- WORK REQUIRED -
Restate, exactly and without pictures, the lines from the start of the listing below through the line holding "edgecolor='#555555', linewidth=1.2))".

- INFORMATION PROVIDED -

[Begin]

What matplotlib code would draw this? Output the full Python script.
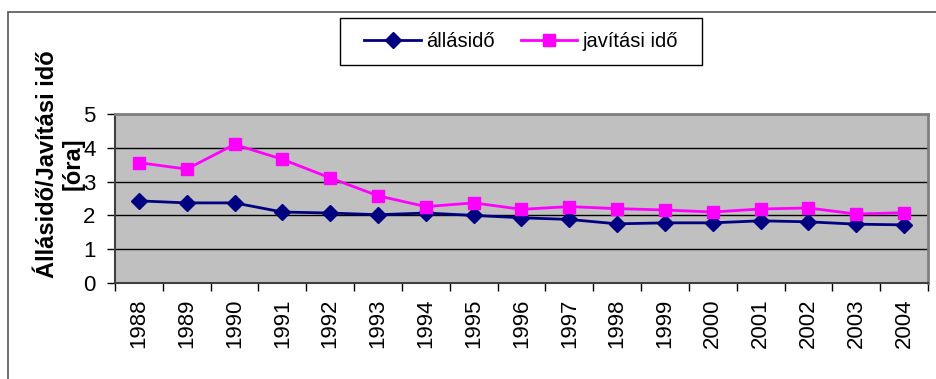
import matplotlib
matplotlib.use("Agg")
import matplotlib.pyplot as plt
from matplotlib.patches import Rectangle

plt.rcParams['font.family'] = ['Liberation Sans', 'DejaVu Sans']

years = ['1988', '1989', '1990', '1991', '1992', '1993', '1994', '1995', '1996',
         '1997', '1998', '1999', '2000', '2001', '2002', '2003', '2004']
allasido = [2.43, 2.37, 2.37, 2.10, 2.07, 2.02, 2.07, 2.00, 1.93,
            1.88, 1.75, 1.78, 1.78, 1.84, 1.81, 1.74, 1.72]
javitasi_ido = [3.56, 3.37, 4.10, 3.66, 3.11, 2.58, 2.26, 2.37, 2.18,
                2.26, 2.20, 2.16, 2.10, 2.19, 2.22, 2.04, 2.08]
series_names = ['állásidő', 'javítási idő']
y_label = 'Állásidő/Javítási idő\n[óra]'

W, H = 937, 379
fig = plt.figure(figsize=(W / 100, H / 100), dpi=100)

# outer chart frame (open to the right and bottom)
fig.patches.append(Rectangle((8 / W, -0.2), 1.2, 1.2 - 12 / H,
                             transform=fig.transFigure, fill=False,
                             edgecolor='#555555', linewidth=1.2))

left, right, top, bottom = 115, 928, 114, 283
ax = fig.add_axes([left / W, 1 - bottom / H, (right - left) / W, (bottom - top) / H])
ax.set_facecolor('#C0C0C0')

x = list(range(len(years)))
l1, = ax.plot(x, allasido, color='#000080', linewidth=2, marker='D',
              markersize=8, markerfacecolor='#000080', markeredgecolor='#000080')
l2, = ax.plot(x, javitasi_ido, color='#FF00FF', linewidth=2, marker='s',
              markersize=9, markerfacecolor='#FF00FF', markeredgecolor='#FF00FF')

ax.set_xlim(-0.5, len(years) - 0.5)
ax.set_ylim(0, 5)
ax.set_yticks([0, 1, 2, 3, 4, 5])
ax.yaxis.grid(True, color='#000000', linewidth=1.0)
ax.set_axisbelow(True)

# category labels centred, tick marks on boundaries
ax.set_xticks(x)
ax.set_xticklabels(years, rotation=90, fontsize=16)
ax.tick_params(axis='x', which='major', length=0, pad=11)
ax.set_xticks([i - 0.5 for i in range(len(years) + 1)], minor=True)
ax.tick_params(axis='x', which='minor', length=6, width=1, color='#000000', direction='out')
ax.tick_params(axis='y', labelsize=16, length=6, width=1, pad=8, direction='out')

for s in ['top', 'right']:
    ax.spines[s].set_color('#808080')
    ax.spines[s].set_linewidth(2)
for s in ['left', 'bottom']:
    ax.spines[s].set_color('#404040')
    ax.spines[s].set_linewidth(1.5)

fig.text(60 / W, 1 - 164 / H, y_label, rotation=90, ha='center', va='center',
         fontsize=17, fontweight='bold', linespacing=1.15)

# legend box
lx0, lx1, ly0, ly1 = 340, 702, 18, 65
fig.patches.append(Rectangle((lx0 / W, 1 - ly1 / H), (lx1 - lx0) / W, (ly1 - ly0) / H,
                             transform=fig.transFigure, fill=True, facecolor='white',
                             edgecolor='#000000', linewidth=1.0, zorder=5))
leg = fig.legend([l1, l2], series_names, loc='center',
                 bbox_to_anchor=((lx0 + lx1) / 2 / W, 1 - (ly0 + ly1) / 2 / H), ncol=2,
                 fontsize=14.5, frameon=False,
                 handlelength=2.8, handletextpad=0.25, columnspacing=1.3)
leg.set_zorder(6)

fig.savefig('out.png', dpi=100)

[End]

- SOLUTION -
What matplotlib code would draw this? Output the full Python script.
import matplotlib
matplotlib.use("Agg")
import matplotlib.pyplot as plt
from matplotlib.patches import Rectangle

plt.rcParams['font.family'] = ['Liberation Sans', 'DejaVu Sans']

years = ['1988', '1989', '1990', '1991', '1992', '1993', '1994', '1995', '1996',
         '1997', '1998', '1999', '2000', '2001', '2002', '2003', '2004']
allasido = [2.43, 2.37, 2.37, 2.10, 2.07, 2.02, 2.07, 2.00, 1.93,
            1.88, 1.75, 1.78, 1.78, 1.84, 1.81, 1.74, 1.72]
javitasi_ido = [3.56, 3.37, 4.10, 3.66, 3.11, 2.58, 2.26, 2.37, 2.18,
                2.26, 2.20, 2.16, 2.10, 2.19, 2.22, 2.04, 2.08]
series_names = ['állásidő', 'javítási idő']
y_label = 'Állásidő/Javítási idő\n[óra]'

W, H = 937, 379
fig = plt.figure(figsize=(W / 100, H / 100), dpi=100)

# outer chart frame (open to the right and bottom)
fig.patches.append(Rectangle((8 / W, -0.2), 1.2, 1.2 - 12 / H,
                             transform=fig.transFigure, fill=False,
                             edgecolor='#555555', linewidth=1.2))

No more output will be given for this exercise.